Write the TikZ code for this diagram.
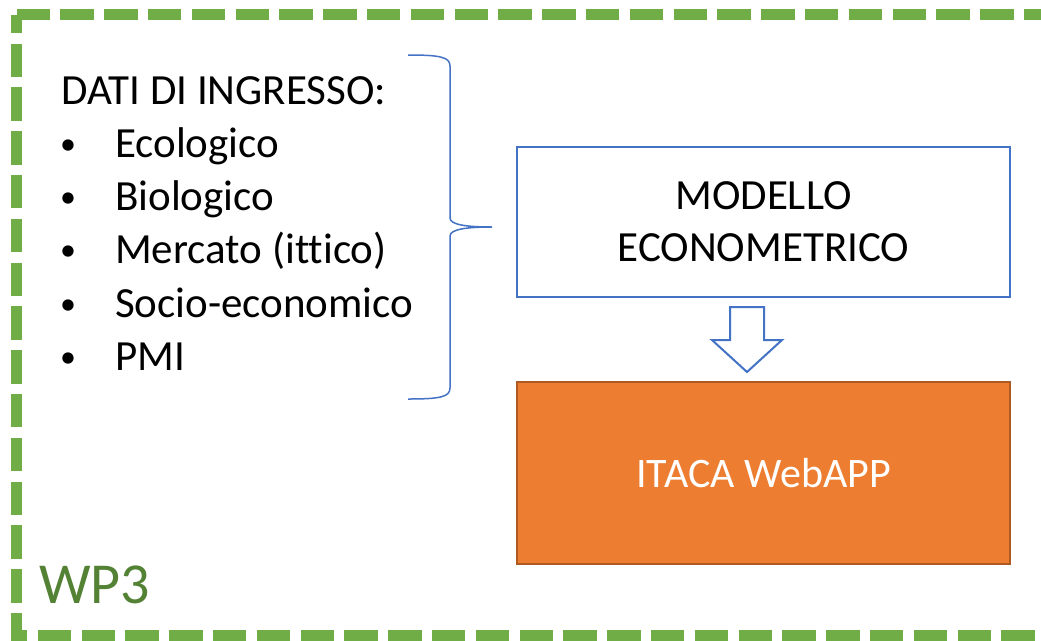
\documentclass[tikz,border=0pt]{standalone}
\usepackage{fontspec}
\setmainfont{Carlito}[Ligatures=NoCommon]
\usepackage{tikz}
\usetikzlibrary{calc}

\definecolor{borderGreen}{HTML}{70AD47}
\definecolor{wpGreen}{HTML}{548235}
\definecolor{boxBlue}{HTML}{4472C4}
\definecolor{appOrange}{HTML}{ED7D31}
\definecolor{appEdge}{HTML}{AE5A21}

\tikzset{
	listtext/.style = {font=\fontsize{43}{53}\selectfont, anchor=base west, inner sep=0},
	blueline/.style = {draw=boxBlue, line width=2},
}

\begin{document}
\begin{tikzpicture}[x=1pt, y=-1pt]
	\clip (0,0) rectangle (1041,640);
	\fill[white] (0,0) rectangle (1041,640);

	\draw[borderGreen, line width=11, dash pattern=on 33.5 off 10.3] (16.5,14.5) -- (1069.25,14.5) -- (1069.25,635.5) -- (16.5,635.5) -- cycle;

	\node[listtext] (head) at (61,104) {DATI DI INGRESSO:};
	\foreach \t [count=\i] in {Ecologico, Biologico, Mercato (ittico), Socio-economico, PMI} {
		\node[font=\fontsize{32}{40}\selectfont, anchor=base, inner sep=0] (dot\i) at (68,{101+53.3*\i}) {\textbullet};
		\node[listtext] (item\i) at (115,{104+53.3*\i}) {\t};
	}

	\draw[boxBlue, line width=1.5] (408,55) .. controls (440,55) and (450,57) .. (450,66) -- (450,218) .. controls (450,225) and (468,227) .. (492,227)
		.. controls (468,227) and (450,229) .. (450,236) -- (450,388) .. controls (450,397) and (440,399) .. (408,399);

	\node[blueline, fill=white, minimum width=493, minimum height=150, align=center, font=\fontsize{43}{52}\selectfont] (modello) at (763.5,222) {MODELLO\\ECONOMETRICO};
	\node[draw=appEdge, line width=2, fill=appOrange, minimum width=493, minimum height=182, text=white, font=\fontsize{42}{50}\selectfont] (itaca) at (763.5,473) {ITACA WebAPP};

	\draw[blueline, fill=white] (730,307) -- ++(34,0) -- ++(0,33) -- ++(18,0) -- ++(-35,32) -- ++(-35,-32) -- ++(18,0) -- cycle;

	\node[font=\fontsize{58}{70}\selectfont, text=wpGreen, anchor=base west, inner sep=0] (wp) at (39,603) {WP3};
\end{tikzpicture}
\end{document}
* * *
Exercise description:
Leave out the pictures and repeat the lines from the start of the material through the line with "(440,399) .. (408,399);", inclusive.

Full output:
Write the TikZ code for this diagram.
\documentclass[tikz,border=0pt]{standalone}
\usepackage{fontspec}
\setmainfont{Carlito}[Ligatures=NoCommon]
\usepackage{tikz}
\usetikzlibrary{calc}

\definecolor{borderGreen}{HTML}{70AD47}
\definecolor{wpGreen}{HTML}{548235}
\definecolor{boxBlue}{HTML}{4472C4}
\definecolor{appOrange}{HTML}{ED7D31}
\definecolor{appEdge}{HTML}{AE5A21}

\tikzset{
	listtext/.style = {font=\fontsize{43}{53}\selectfont, anchor=base west, inner sep=0},
	blueline/.style = {draw=boxBlue, line width=2},
}

\begin{document}
\begin{tikzpicture}[x=1pt, y=-1pt]
	\clip (0,0) rectangle (1041,640);
	\fill[white] (0,0) rectangle (1041,640);

	\draw[borderGreen, line width=11, dash pattern=on 33.5 off 10.3] (16.5,14.5) -- (1069.25,14.5) -- (1069.25,635.5) -- (16.5,635.5) -- cycle;

	\node[listtext] (head) at (61,104) {DATI DI INGRESSO:};
	\foreach \t [count=\i] in {Ecologico, Biologico, Mercato (ittico), Socio-economico, PMI} {
		\node[font=\fontsize{32}{40}\selectfont, anchor=base, inner sep=0] (dot\i) at (68,{101+53.3*\i}) {\textbullet};
		\node[listtext] (item\i) at (115,{104+53.3*\i}) {\t};
	}

	\draw[boxBlue, line width=1.5] (408,55) .. controls (440,55) and (450,57) .. (450,66) -- (450,218) .. controls (450,225) and (468,227) .. (492,227)
		.. controls (468,227) and (450,229) .. (450,236) -- (450,388) .. controls (450,397) and (440,399) .. (408,399);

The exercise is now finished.